Of these, the cancellations of the coal blocks and 2G licenses, and the spectrum insolvency are major deviations from global norms. Also, on a global comparison, India has a relatively large number of Supreme Court decisions that rewrote regulatory frameworks, applied law retrospectively, and changed business models. 

In countries like the US, UK and EU, courts rarely cancel licenses or concessions, retrospective orders are uncommon, and regulatory regimes are usually shaped by legislatures and agencies. Courts in these countries leave policy design and regulation largely to administrators, legislatures, and independent regulators, and prefer to only interpret statutory frameworks. 

In contrast, Indian courts have taken an absolute view on public trust doctrine (without regard for its economic dimensions), favoured substance-over-form in taxation, and assumed the powers of broad and unconstrained scope in the judicial review of allocation processes. India remains distinctive in the scale and frequency of judicially driven economic restructuring, with courts almost acting as co-designers of policies on public resource management and taxation.

The concern here is not so much with the nature of the decisions per se. After all, some of these decisions are clearly progressive - substance-over-form in taxation, stricter ever-greening standards on patents, homebuyers as financial creditors - and should be adopted more widely globally.

Instead, there are two important concerns. One, at a fundamental level, should courts be making such definitive policy decisions? The argument that courts have stepped in where governments have abdicated cannot be taken as an answer. This is a slippery slope that risks destabilising the constitutional checks and balances. 

The second concern is about the economic uncertainty induced by rulings that upend economic regimes (or rules of the game) based on which business decisions were taken.

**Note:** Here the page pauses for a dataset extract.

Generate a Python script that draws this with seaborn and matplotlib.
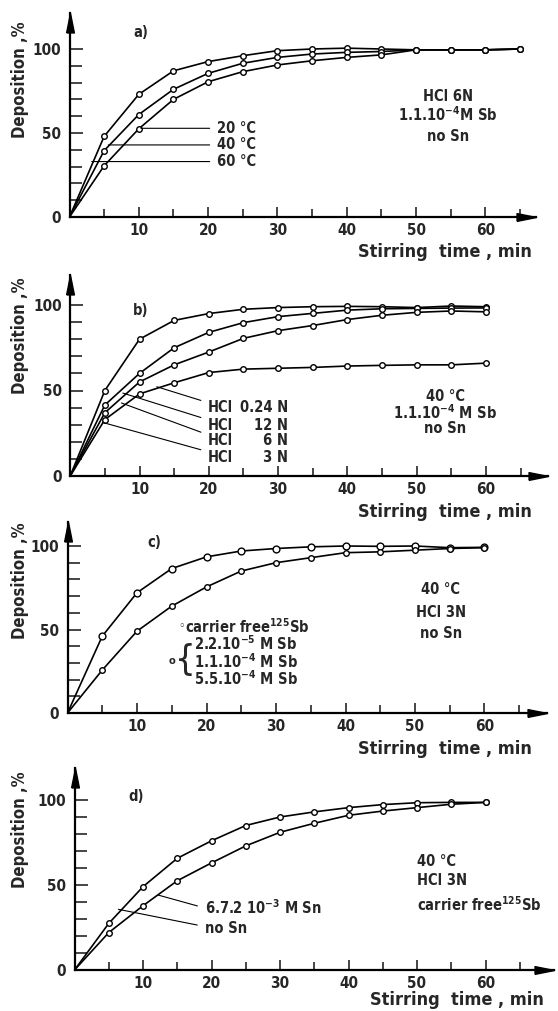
#!/usr/bin/env python3
# Imports
import matplotlib
matplotlib.use('Agg')
import matplotlib.pyplot as plt
import seaborn as sns

"""
Deposition of Sb vs. stirring time, four panels a) - d)
"""

W, H = 558, 1011
FONT = ['DejaVu Sans']

# Stirring time, min
TIME_A = [0, 5, 10, 15, 20, 25, 30, 35, 40, 45, 50, 55, 60, 65]
TIME = [0, 5, 10, 15, 20, 25, 30, 35, 40, 45, 50, 55, 60]

# a) HCl 6N, 1.1e-4 M Sb, no Sn
A_60C = [0, 48, 73, 87, 92.5, 96, 99, 100, 100.5, 100, 99.5, 99.5, 99.5, 100]
A_40C = [0, 39.5, 61, 76, 85.5, 91.5, 95, 97, 98, 98.5, 99.5, 99.5, 99.5, 100]
A_20C = [0, 30.5, 52.5, 70, 80.5, 86.5, 90.5, 93, 95, 96.5, 99.5, 99.5, 99.5, 100]
A_LABELS = ['20 °C', '40 °C', '60 °C']

# b) 40 C, 1.1e-4 M Sb, no Sn
B_3N = [0, 50, 80, 91, 95, 97.5, 98.5, 99, 99.2, 99, 98.5, 99.4, 99]
B_6N = [0, 41.5, 60, 75, 84, 89.7, 93.2, 95.1, 97, 97.8, 98, 98.2, 98.3]
B_12N = [0, 37, 55, 65, 72.5, 80.5, 85, 88, 91.5, 94, 95.7, 96.5, 96]
B_024N = [0, 33, 48, 54.5, 60.5, 62.5, 63, 63.5, 64.3, 64.7, 65, 65, 66]
B_LABELS = ['0.24 N', '12 N', '6 N', '3 N']

# c) 40 C, HCl 3N, no Sn
C_CARRIER = [0, 46, 72, 86.5, 93.5, 97, 98.5, 99.5, 100, 99.8, 100, 99, 99.2]
C_FREE = [0, 25.7, 49, 64, 75.5, 85, 90, 93, 96, 96.5, 97.5, 98.5, 99]
C_LABELS = ['2.2.10$^{-5}$ M Sb', '1.1.10$^{-4}$ M Sb', '5.5.10$^{-4}$ M Sb']

# d) 40 C, HCl 3N, carrier free 125Sb
D_NO_SN = [0, 27.4, 49, 65.7, 76, 85, 90, 93, 95.5, 97.3, 98.4, 98.6, 98.6]
D_SN = [0, 22, 37.8, 52.5, 63, 73, 81, 86.3, 91, 93.5, 95.5, 97.5, 98.6]

# Arrow heads for the axes
RIGHT_ARROW = [(-2.5, -0.5), (0, 0), (-2.5, 0.5), (-2.5, -0.5)]
UP_ARROW = [(-0.5, -2.5), (0, 0), (0.5, -2.5), (-0.5, -2.5)]


def make_axes(fig, x0, y0, pxx, pxy, xmax, ymax):
    """
    Place an axes so that data (0, 0) lands on pixel (x0, y0)
    """
    ax = fig.add_axes([x0 / W, 1 - y0 / H, xmax * pxx / W, ymax * pxy / H])
    ax.set_xlim(0, xmax)
    ax.set_ylim(0, ymax)
    ax.set_facecolor('none')

    # Spines, only left and bottom with arrow heads
    for side in ['top', 'right']:
        ax.spines[side].set_visible(False)
    for side in ['left', 'bottom']:
        ax.spines[side].set_linewidth(1.6)
        ax.spines[side].set_color('black')
    ax.plot(1, 0, marker=RIGHT_ARROW, ms=28, color='black',
            transform=ax.transAxes, clip_on=False)
    ax.plot(0, 1, marker=UP_ARROW, ms=28, color='black',
            transform=ax.transAxes, clip_on=False)

    # Ticks
    ax.set_xticks(range(10, 61, 10))
    ax.set_xticks([t for t in range(5, 70, 10) if t < xmax], minor=True)
    ax.set_yticks([0, 50, 100])
    ax.set_yticks(range(10, 100, 10), minor=True)
    ax.tick_params(axis='x', which='major', direction='in', length=7.5,
                   width=1.2, pad=4, labelsize=11)
    ax.tick_params(axis='x', which='minor', direction='in', length=6, width=1.2)
    ax.tick_params(axis='y', which='major', direction='in', length=9.5,
                   width=1.2, pad=6, labelsize=11)
    ax.tick_params(axis='y', which='minor', direction='in', length=8.5, width=1.2)
    for lab in ax.get_xticklabels() + ax.get_yticklabels():
        lab.set_fontweight('bold')

    # Axis labels, positioned in pixels later
    ax.set_ylabel('Deposition ,%', fontsize=12, fontweight='bold')
    ax.set_xlabel('Stirring  time , min', fontsize=13, fontweight='bold')
    return ax


def label_coords(ax, x0, y0, pxx, pxy, xmax, ymax, ylab_px, xlab_px):
    w = xmax * pxx
    h = ymax * pxy
    ax.yaxis.set_label_coords((ylab_px[0] - x0) / w, (y0 - ylab_px[1]) / h)
    ax.xaxis.set_label_coords((xlab_px[0] - x0) / w, (y0 - xlab_px[1]) / h)


def curve(ax, time, values, marker='o', size=16):
    """
    Draw a curve starting at the origin, with open circles on the measured points
    """
    sns.lineplot(x=time, y=values, ax=ax, color='black', linewidth=1.2,
                 legend=False, zorder=2)
    sns.scatterplot(x=time[1:], y=values[1:], ax=ax, marker=marker, s=size,
                    color='white', edgecolor='black', linewidth=1.0,
                    legend=False, zorder=3, clip_on=False)


def text(ax, x, y, s, **kw):
    kw.setdefault('fontsize', 10.5)
    kw.setdefault('fontweight', 'bold')
    kw.setdefault('va', 'center')
    return ax.text(x, y, s, **kw)


def leader(ax, s, xy, xytext, relpos=(0, 0.5)):
    ax.annotate(s, xy=xy, xytext=xytext, fontsize=10.5, fontweight='bold',
                va='center', ha='left',
                arrowprops=dict(arrowstyle='-', color='black', lw=0.8,
                                shrinkA=3, shrinkB=0, relpos=relpos))


def main():
    # Set grid style
    sns.set_style('ticks')
    plt.rcParams['font.family'] = FONT
    plt.rcParams['font.stretch'] = 'condensed'
    plt.rcParams['mathtext.fontset'] = 'custom'
    plt.rcParams['mathtext.rm'] = 'DejaVu Sans:bold:stretch=condensed'
    plt.rcParams['mathtext.it'] = 'DejaVu Sans:bold:stretch=condensed'
    plt.rcParams['mathtext.bf'] = 'DejaVu Sans:bold:stretch=condensed'
    plt.rcParams['mathtext.default'] = 'rm'

    fig = plt.figure(figsize=(W / 100, H / 100), dpi=100)

    # ---- a)
    geo = (69.5, 217, 6.93, 1.68, 67.3, 121.4)
    ax = make_axes(fig, *geo)
    label_coords(ax, *geo, (29, 80), (445, 243))
    curve(ax, TIME_A, A_60C)
    curve(ax, TIME_A, A_40C)
    curve(ax, TIME_A, A_20C)
    text(ax, 9.2, 110, 'a)')
    leader(ax, A_LABELS[0], (10.3, 52.8), (21.3, 52.8))
    leader(ax, A_LABELS[1], (5.6, 42.9), (21.3, 42.9))
    leader(ax, A_LABELS[2], (3.2, 33.0), (21.3, 33.0))
    text(ax, 54.6, 71.6, 'HCl 6N', ha='center')
    text(ax, 54.6, 60.7, '1.1.10$^{-4}$M Sb', ha='center')
    text(ax, 54.6, 47.8, 'no Sn', ha='center')

    # ---- b)
    geo = (70.2, 476, 6.93, 1.71, 69, 117.5)
    ax = make_axes(fig, *geo)
    label_coords(ax, *geo, (29, 336), (445, 503))
    curve(ax, TIME, B_3N)
    curve(ax, TIME, B_6N)
    curve(ax, TIME, B_12N)
    curve(ax, TIME, B_024N)
    text(ax, 9.1, 97, 'b)')
    starts = [(12.5, 52.2), (7.6, 48.5), (7.4, 42.7), (4.7, 31.3)]
    rows = [39.8, 29.8, 21.0, 11.1]
    for lab, xy, y in zip(B_LABELS, starts, rows):
        leader(ax, 'HCl', xy, (19.9, y), relpos=(0, 0.85))
        text(ax, 31.5, y, lab, ha='right')
    text(ax, 54.1, 46.5, '40 °C', ha='center')
    text(ax, 54.1, 36.8, '1.1.10$^{-4}$ M Sb', ha='center')
    text(ax, 54.1, 28.0, 'no Sn', ha='center')

    # ---- c)
    geo = (67.5, 713, 6.95, 1.67, 69, 114.4)
    ax = make_axes(fig, *geo)
    label_coords(ax, *geo, (29, 581), (445, 740))
    curve(ax, TIME, C_CARRIER, marker='o', size=24)
    curve(ax, TIME, C_FREE)
    text(ax, 11.5, 101.8, 'c)')
    text(ax, 15.9, 51.5, '◦', fontsize=9, fontweight='normal')
    text(ax, 16.9, 51.5, 'carrier free$^{125}$Sb')
    text(ax, 14.6, 31.0, 'o', fontsize=8)
    text(ax, 15.5, 31.5, '{', fontsize=26, fontweight='normal')
    for lab, y in zip(C_LABELS, [41.5, 31.0, 20.5]):
        text(ax, 18.2, y, lab)
    text(ax, 53.7, 73.7, '40 °C', ha='center')
    text(ax, 53.7, 59.9, 'HCl 3N', ha='center')
    text(ax, 53.7, 47.9, 'no Sn', ha='center')

    # ---- d)
    geo = (74.5, 970, 6.85, 1.70, 70, 118.8)
    ax = make_axes(fig, *geo)
    label_coords(ax, *geo, (29, 830), (457, 991))
    curve(ax, TIME, D_NO_SN)
    curve(ax, TIME, D_SN)
    text(ax, 7.9, 102, 'd)')
    leader(ax, '6.7.2 10$^{-3}$ M Sn', (12.2, 44.1), (19.0, 36.5))
    leader(ax, 'no Sn', (6.4, 35.7), (19.0, 24.7), relpos=(0, 0.6))
    text(ax, 50, 63.7, '40 °C')
    text(ax, 50, 52.9, 'HCl 3N')
    text(ax, 50, 38.2, 'carrier free$^{125}$Sb')

    # Save plot
    fig.savefig('out.png', dpi=100, facecolor='white')


if __name__ == "__main__":
    main()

If investment decisions were taken based on a prevailing interpretation of the regime and the same was widely accepted (governments gave permissions, financial institutions gave loans, rating agencies did not consider them risks, auditors audited statements, tax authorities generally overlooked them, etc.), then a subsequent substantive (logical, ethical, etc.) interpretation should not form the basis for reversing it with retrospective effect. The only exception to this should be if it is established that there was a malafide intent in the decision made by the government entity. 

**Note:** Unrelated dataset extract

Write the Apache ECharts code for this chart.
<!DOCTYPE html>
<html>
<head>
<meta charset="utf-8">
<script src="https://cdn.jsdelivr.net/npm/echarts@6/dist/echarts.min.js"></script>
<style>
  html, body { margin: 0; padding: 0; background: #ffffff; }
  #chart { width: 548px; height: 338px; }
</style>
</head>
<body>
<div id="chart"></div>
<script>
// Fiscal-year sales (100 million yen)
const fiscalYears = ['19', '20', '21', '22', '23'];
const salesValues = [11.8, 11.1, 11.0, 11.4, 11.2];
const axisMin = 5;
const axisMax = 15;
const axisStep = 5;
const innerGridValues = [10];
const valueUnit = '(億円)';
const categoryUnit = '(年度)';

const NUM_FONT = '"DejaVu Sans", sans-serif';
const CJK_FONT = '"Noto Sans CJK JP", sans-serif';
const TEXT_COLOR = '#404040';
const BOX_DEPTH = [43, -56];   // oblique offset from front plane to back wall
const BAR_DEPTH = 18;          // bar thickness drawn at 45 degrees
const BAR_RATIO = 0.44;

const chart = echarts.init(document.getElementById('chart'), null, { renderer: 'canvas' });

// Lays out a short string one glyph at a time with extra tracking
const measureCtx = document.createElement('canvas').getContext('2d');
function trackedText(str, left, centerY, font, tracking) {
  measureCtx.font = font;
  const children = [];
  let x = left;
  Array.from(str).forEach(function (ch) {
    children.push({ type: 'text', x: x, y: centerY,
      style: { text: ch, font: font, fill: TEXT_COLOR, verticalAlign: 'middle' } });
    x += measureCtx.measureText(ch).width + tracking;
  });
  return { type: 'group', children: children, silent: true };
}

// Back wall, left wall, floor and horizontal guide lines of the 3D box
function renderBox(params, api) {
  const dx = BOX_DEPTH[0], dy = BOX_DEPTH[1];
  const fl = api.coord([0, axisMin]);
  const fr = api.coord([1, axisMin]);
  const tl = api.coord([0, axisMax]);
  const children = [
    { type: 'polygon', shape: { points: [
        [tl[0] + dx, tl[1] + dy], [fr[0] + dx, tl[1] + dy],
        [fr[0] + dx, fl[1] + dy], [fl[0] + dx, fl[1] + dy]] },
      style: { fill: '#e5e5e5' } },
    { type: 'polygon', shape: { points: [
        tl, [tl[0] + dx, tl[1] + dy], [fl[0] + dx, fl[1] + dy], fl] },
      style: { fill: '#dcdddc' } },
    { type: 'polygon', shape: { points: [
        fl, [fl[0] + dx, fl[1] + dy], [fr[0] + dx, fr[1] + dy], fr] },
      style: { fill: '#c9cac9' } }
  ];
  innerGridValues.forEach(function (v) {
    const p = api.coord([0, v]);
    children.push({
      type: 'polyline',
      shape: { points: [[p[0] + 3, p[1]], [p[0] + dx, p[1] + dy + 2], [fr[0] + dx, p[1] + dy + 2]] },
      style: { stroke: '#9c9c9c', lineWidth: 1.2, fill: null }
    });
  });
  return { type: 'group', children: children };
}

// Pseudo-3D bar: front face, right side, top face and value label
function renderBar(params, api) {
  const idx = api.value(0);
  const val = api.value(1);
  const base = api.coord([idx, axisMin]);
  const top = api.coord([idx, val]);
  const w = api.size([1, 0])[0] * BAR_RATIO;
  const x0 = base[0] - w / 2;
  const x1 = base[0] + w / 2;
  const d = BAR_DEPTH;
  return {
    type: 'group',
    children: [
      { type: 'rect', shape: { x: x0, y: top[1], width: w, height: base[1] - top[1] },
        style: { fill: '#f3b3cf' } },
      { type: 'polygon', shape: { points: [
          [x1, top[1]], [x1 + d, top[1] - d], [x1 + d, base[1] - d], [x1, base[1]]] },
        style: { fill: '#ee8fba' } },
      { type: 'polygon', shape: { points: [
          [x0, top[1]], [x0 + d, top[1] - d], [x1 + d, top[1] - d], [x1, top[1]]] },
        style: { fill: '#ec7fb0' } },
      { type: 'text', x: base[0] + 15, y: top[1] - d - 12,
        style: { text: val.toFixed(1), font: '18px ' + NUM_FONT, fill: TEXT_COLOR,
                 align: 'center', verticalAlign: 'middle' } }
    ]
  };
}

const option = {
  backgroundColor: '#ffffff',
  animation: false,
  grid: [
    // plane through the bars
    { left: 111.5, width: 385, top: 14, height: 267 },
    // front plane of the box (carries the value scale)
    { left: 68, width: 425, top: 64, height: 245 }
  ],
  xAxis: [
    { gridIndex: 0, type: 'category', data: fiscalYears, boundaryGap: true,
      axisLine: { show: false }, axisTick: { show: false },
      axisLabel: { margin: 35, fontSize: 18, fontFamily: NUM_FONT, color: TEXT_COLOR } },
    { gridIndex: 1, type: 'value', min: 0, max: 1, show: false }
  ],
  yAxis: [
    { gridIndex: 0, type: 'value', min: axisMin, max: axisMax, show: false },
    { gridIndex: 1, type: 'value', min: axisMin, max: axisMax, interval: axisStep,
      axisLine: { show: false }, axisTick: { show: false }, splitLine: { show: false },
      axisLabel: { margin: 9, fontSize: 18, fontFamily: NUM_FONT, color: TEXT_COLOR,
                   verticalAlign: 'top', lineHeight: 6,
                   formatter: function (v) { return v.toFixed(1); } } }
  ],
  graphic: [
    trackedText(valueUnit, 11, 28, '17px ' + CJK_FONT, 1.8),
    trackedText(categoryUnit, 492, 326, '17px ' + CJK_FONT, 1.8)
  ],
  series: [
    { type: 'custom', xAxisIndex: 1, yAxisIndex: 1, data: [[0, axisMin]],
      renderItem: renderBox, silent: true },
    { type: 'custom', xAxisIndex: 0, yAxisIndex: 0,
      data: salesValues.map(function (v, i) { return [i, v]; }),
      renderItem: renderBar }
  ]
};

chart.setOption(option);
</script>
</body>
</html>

The economic damages are exacerbated by the consequential decisions forced upon government entities. For example, the cancellation of one license immediately leads to the cancellation of all similarly placed ones. The rejection of a tax avoidance claim immediately triggers tax officials across the country to scout for similarly placed cases and issue notices to them. 

I’m not sure whether the legislative or executive can do anything to address these concerns. Its answer lies in the judicial realm itself, in the form of restraint while courts take such decisions. The Supreme Court could use the opportunity presented by something like a Public Interest Litigation (PIL) or a case to lay down certain judicial principles that should guide judicial rulings on cases with sectoral policy impacts.